The chief minister however said that it is a universally accepted principle of economics that the government should not take loans for its revenue expenditure. At the same time, there is no harm in borrowing up to a certain limit for capital expenditure; in fact, it should be taken, he said.
Department of Future, AI Mission
Saini proposed the creation of a new department --department of the future-- which he said was aimed at making the state future-capable. “This department will anticipate upcoming challenges, disparities and new opportunities for economic development. It will provide policy recommendations to all other departments and work to enhance their capacity over time,’’ Saini said in his address.
The CM also proposed the establishment of Haryana AI Mission stating that in the past decade the state government has placed significant emphasis on e-governance and many departments possessed vast amounts of data related to citizen services. “I believe thatdata-driven policymaking and the automation of governance can significantly enhance our capacity and the efficiency of public services.
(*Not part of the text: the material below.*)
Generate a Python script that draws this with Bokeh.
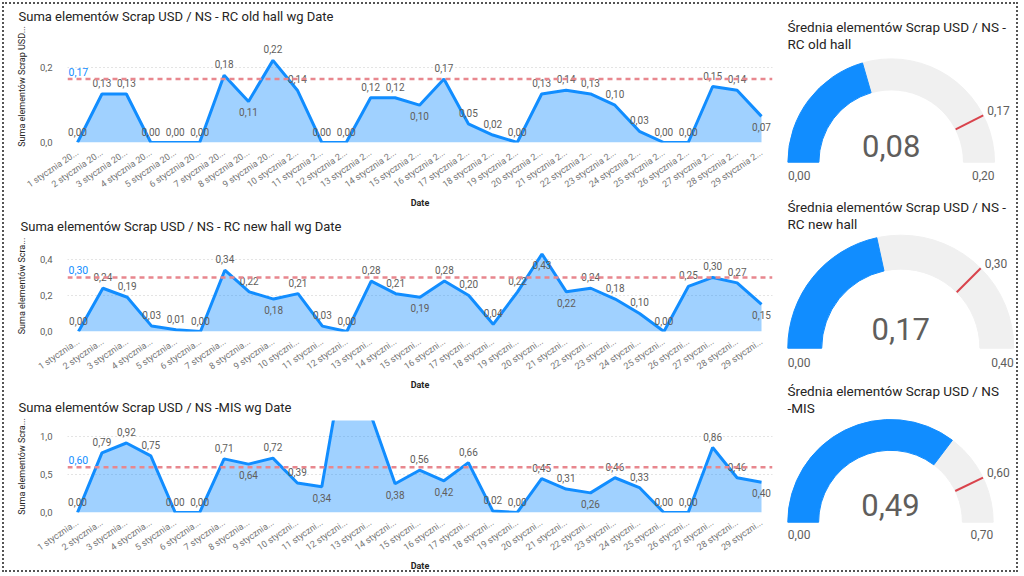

The World Bank has given us an initial assurance of ₹474 crore in support for this initiative. Through this artificial intelligence mission, one hub each will be established in Gurugram and Panchkula. These hubs will train over 50,000 youth and professionals from Haryana in cutting-edge technologies, equipping them for new job opportunities and future challenges,’’ he announced.
The CM also announced that one 4-5 km road stretch in each city and one 10-15 km road stretch in each district will be upgraded to a smart road in the 2025-26 fiscal.
Saini said that he is making a special provision of ₹5 crore for each MLA to support development works in their respective constituencies during the tenure of this assembly. This amount will be disbursed in three instalments. Each MLA will need to submit a prioritised list of development works totalling ₹5 crore for their constituency.